It’s just as well that Hannah White, the seafarer who will attempt to break the women’s nautical speed mile on a hydrofoiling vessel described as the Moth, specialises in endurance sailing.
Her high-speed vehicle, presented to the public at the Science Museum for the past three days, has given her a platform to learn an entirely new skill set: no-one has attempted a Channel crossing, as White will do later this summer, on a Moth, meaning her tenacity is perhaps as important as her velocity.
“I knew this was an ambitious project both technologically and physically,” says the presenter and lover of “all things fun”, preparing herself to build new muscle groups and embark on a strict regime featuring 15 hours of sailing and eight hours in the gym each week.
“We’re aiming at the ultimate in speed sailing. The clever thing is not only the speed at which the boat will travel, but the speed at which we can build it.
“The boat needs to develop quickly as we approach those frontiers because, quite simply, we don’t know exactly what the subsurface hydrofoils will be like.
“We have parameters from our design work, and we have the best sections supported by data we can access. But there are the finer details which need to be able to evolve – and evolve quickly.”
She compares travelling on the Moth at 30 knots – well below the low-40s the team need to reach – to a rally car reaching 100mph on ice.
“Spray, poor visibility, sliding and gripping at the same time,” warns White. “A sailing boat at this speed is a beast – a runaway train accelerating downhill in its own breeze, travelling faster than the wind.
“And all the time one slip can mean the whole thing hitting the water and probably a hefty repair bill.”
David Chisholm, the Technical Director of the project, says the design has been fine-tuned to offer “the best possible shot” at achieving the dream in 2016.
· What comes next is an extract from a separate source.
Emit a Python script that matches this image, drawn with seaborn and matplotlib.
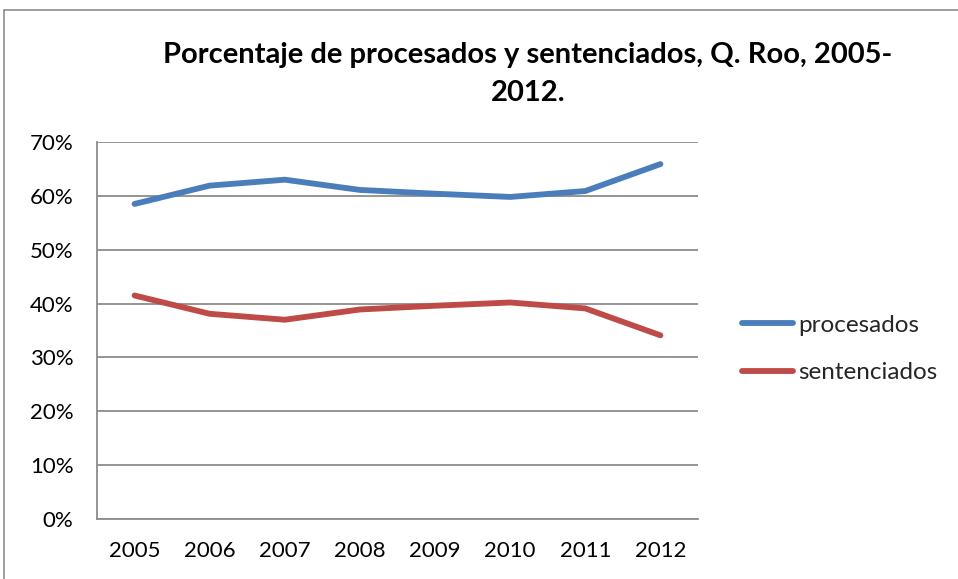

“The water on the top surface of the hydrofoils will be under such low pressure as we approach our maximum speed that it will boil,” he explains.
“When it does it releases gas - and that gas pocket sits on top and behind the hydrofoil, but is much larger in volume than the frontal area of the ‘foil. It acts like a brake.
“As the boat slows down, the gas bubble - we call it ‘Cavitation’ - disperses and the boat can accelerate again. We will be able to reach that speed all day long but not pass it – like a rev limiter in a racing car engine.
“High-speed sailing is an ancient art but if you have no rule books or guidelines to work from, you have to use and trust your own research, thoughts and ideas.
“Combine these with technology and you can then develop ideas into tangible forms and manufacturing components in titanium and carbon fibre. If you want to break records, you have to do things differently.”